Few subjects could be as polarizing as the advent of electronic shifting in mountain biking. People seem to love it or hate it, even before they’ve had the chance to try it out on the trail. We got to ride a bike outfitted with the much-anticipated Shimano XTR Di2 system during Interbike’s 2014 Outdoor Demo, and we found it downright impressive. Our video gives an overview of XTR Di2, along with some impressions after our first ride on it.
Electronic shifting has been part of the road scene for about five years now, and it is widely viewed as efficient and reliable—if not outright superior to traditional mechanical systems. But bring up the topic of an electronic drivetrain on a mountain bike and you’re guaranteed to have a lively debate. Many of us mountain bikers seem to be instinctively resistant to dramatic changes in technology, even though it’s clear that we’ve all benefited immensely from the giant technological leaps our sport has made over the past couple of decades.
Only several years ago, many of us were thumbing our noses at dropper posts, claiming that we rode just fine with traditional seatposts. But fast forward to today, and most mountain bikers feel naked if they hop on a bike without a dropper post.
After spending an hour or so riding the trails of Bootleg Canyon on a bike decked out with the new Shimano XTR Di2 system, it’s hard not to wonder how we’ll be viewing mechanical drivetrains several years down the road.
Even after the first few shifts, it’s impossible not to notice how crisp and precise Di2 is—especially when shifting under load. Once I became comfortable with the system, I began testing how it would perform under heavy pressure, such as shifting in mid-pedal stroke while standing out of the saddle on a steep climb. Wincing in anticipation of that horrible grinding sound that usually accompanies such sloppy riding, I was surprised by how instant, crisp and noise-free the experience was.

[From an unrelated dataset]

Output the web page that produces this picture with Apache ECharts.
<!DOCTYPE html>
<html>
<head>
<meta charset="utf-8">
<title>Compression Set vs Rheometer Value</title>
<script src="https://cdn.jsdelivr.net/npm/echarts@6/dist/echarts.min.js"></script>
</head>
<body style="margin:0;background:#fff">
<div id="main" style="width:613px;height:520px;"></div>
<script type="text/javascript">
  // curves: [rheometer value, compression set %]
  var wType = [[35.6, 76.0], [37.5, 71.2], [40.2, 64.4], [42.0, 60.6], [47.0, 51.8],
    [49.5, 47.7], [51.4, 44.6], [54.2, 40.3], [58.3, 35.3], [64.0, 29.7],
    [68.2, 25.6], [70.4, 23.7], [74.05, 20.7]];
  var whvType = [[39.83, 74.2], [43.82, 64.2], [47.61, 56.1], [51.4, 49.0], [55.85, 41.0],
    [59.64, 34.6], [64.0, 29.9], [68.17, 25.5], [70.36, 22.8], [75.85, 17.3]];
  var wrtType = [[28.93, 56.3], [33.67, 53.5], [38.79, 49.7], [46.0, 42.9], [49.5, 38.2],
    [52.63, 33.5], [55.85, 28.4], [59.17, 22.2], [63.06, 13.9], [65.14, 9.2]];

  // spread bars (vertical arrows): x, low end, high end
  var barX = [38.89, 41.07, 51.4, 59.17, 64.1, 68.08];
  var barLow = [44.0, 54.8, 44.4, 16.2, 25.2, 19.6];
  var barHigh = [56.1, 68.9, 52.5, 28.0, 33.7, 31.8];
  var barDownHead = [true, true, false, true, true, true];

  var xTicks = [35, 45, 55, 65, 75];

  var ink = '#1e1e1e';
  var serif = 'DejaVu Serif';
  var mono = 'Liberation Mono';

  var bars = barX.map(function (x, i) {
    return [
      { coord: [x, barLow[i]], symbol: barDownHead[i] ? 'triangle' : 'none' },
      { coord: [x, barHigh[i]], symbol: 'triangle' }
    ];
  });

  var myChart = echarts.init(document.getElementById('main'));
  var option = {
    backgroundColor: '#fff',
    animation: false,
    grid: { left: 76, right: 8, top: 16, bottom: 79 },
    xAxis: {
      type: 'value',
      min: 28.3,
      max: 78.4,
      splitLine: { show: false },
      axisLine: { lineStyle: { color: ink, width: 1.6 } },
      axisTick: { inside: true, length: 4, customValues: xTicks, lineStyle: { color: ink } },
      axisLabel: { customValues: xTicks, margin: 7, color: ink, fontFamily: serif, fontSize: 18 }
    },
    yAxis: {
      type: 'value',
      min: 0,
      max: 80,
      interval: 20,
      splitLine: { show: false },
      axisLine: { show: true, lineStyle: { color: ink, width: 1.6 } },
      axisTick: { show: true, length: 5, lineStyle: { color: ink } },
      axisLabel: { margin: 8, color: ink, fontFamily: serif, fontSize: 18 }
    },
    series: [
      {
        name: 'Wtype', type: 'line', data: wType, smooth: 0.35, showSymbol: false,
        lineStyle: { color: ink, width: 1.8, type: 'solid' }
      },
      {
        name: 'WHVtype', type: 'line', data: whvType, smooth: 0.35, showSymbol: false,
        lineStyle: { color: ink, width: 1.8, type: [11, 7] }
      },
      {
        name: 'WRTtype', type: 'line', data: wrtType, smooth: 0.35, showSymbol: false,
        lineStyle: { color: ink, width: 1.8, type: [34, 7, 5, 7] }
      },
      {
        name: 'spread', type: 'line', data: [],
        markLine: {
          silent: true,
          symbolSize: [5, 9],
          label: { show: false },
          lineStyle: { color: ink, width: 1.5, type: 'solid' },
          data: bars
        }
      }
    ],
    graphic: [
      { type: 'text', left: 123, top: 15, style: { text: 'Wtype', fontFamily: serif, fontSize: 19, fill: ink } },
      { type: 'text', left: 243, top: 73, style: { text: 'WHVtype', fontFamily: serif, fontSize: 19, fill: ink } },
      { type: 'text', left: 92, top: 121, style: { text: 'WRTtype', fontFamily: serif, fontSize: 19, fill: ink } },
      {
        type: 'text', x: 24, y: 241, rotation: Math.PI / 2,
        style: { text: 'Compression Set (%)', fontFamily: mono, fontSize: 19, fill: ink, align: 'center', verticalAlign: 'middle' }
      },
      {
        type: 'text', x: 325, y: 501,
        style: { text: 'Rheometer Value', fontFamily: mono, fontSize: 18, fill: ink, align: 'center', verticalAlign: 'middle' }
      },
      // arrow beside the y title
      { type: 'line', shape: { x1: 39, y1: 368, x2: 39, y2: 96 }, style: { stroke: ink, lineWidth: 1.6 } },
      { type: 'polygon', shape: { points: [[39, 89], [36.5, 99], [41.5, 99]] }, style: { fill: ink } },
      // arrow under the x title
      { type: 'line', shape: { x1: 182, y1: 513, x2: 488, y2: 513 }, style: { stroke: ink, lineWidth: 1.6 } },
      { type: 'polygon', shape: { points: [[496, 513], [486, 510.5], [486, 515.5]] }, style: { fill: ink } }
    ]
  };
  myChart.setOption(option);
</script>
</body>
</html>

The customization options of Di2 are equally mind-blowing, with the possibility of programming a single shifter to operate both derailleurs. Shimano calls this ‘Synchronized Shift,’ and it allows you to control both derailleurs via two triggers on either the left or right side of your cockpit, depending on your preference. On climbs, once you’ve run out of cogs on the back the system will make an audible tone to warn you that the next time you hit the trigger the front derailleur will shift. A split second after the chain drops into the smaller ring, the rear derailleur will make one ‘make-up shift,’ moving from the largest to second-largest cog. Shimano’s philosophy is that a single shift should never be more than a 15 percent change in cadence, so when you drop into the granny, the rear derailleur automatically accommodates.

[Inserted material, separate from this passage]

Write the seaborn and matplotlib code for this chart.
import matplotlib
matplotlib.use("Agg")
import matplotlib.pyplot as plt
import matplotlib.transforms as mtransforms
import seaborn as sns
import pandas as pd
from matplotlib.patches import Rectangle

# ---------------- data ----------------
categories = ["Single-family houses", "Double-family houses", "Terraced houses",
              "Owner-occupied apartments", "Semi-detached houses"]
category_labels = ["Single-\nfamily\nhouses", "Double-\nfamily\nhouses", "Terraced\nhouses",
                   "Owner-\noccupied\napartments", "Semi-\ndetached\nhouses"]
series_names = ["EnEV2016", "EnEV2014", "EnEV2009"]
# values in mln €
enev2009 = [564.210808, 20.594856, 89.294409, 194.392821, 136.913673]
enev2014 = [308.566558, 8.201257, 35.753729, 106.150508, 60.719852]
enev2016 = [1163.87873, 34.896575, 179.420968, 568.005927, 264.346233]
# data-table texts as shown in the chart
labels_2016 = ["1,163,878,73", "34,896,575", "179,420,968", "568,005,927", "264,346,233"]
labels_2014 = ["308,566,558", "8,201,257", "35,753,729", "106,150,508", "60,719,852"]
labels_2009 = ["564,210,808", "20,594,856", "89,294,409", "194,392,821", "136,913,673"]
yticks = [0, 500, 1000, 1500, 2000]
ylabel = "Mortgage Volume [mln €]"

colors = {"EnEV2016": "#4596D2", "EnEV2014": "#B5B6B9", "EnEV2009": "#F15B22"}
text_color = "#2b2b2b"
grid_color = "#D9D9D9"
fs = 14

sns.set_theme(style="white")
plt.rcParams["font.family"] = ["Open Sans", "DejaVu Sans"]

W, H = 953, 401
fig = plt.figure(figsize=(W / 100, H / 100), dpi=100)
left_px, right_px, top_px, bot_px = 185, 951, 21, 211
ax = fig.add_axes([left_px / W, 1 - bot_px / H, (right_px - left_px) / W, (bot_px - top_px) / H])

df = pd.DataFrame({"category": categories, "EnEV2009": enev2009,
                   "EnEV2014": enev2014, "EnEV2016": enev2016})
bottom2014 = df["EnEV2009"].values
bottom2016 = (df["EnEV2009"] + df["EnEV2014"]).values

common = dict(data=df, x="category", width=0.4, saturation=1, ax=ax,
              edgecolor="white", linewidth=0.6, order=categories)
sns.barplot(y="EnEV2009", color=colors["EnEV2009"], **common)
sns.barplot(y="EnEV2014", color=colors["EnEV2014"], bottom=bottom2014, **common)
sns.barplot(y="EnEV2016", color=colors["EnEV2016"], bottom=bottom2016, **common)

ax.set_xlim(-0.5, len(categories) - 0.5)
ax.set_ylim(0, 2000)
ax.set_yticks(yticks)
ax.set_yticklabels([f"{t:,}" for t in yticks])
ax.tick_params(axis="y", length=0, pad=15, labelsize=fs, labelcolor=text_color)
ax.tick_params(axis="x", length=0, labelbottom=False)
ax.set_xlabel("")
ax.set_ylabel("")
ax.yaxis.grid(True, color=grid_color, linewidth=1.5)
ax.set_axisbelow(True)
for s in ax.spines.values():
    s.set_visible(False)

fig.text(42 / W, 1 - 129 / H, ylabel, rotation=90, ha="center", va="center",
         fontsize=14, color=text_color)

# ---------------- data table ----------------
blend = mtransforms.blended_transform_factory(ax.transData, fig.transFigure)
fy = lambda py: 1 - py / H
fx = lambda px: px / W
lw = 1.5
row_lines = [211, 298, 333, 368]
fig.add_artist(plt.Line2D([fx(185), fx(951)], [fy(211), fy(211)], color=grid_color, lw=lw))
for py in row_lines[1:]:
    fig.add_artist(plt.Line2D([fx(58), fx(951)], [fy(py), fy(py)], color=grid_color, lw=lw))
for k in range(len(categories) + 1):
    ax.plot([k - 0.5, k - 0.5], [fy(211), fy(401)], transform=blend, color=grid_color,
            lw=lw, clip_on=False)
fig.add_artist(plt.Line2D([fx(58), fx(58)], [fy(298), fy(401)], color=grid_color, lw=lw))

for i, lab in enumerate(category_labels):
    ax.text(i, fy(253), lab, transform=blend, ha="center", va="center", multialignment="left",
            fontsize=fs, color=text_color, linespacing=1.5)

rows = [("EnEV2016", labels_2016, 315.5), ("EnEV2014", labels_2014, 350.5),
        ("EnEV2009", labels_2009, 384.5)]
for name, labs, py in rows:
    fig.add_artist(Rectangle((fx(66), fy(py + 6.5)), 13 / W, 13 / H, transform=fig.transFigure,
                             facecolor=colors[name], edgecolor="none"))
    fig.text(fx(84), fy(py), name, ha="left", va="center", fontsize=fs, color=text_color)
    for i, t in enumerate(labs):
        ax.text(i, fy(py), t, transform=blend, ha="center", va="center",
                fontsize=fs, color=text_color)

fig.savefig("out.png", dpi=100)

I also appreciated the system’s ergonomics, which allow for a highly adjustable cockpit that makes it easy to control shifting and braking without moving your hands from a position of control. The triggers offer several adjustment positions that allow you to dial in your cockpit so precisely you’ll never need to slide your hand along your grips to reach your triggers.
It’s hard to troubleshoot a new system after barely spending an hour on the trail with it, but Di2 certainly shows the promise of a much simpler and less error-prone ride in the future. And we’ve barely even scratched the surface of the custom-tuning possibilities afforded by the Synchronized Shift modes.
Of course all this comes at a price: Shimano says that XTR Di2 with a 1x drivetrain will cost about $3,500, and a 2x system will be an additional few hundred dollars. But Shimano officials stress that the point of introducing this advancement is not to phase out already reliable mechanical systems, but rather to achieve the most efficient, high-performance system they can produce for their world-class athletes.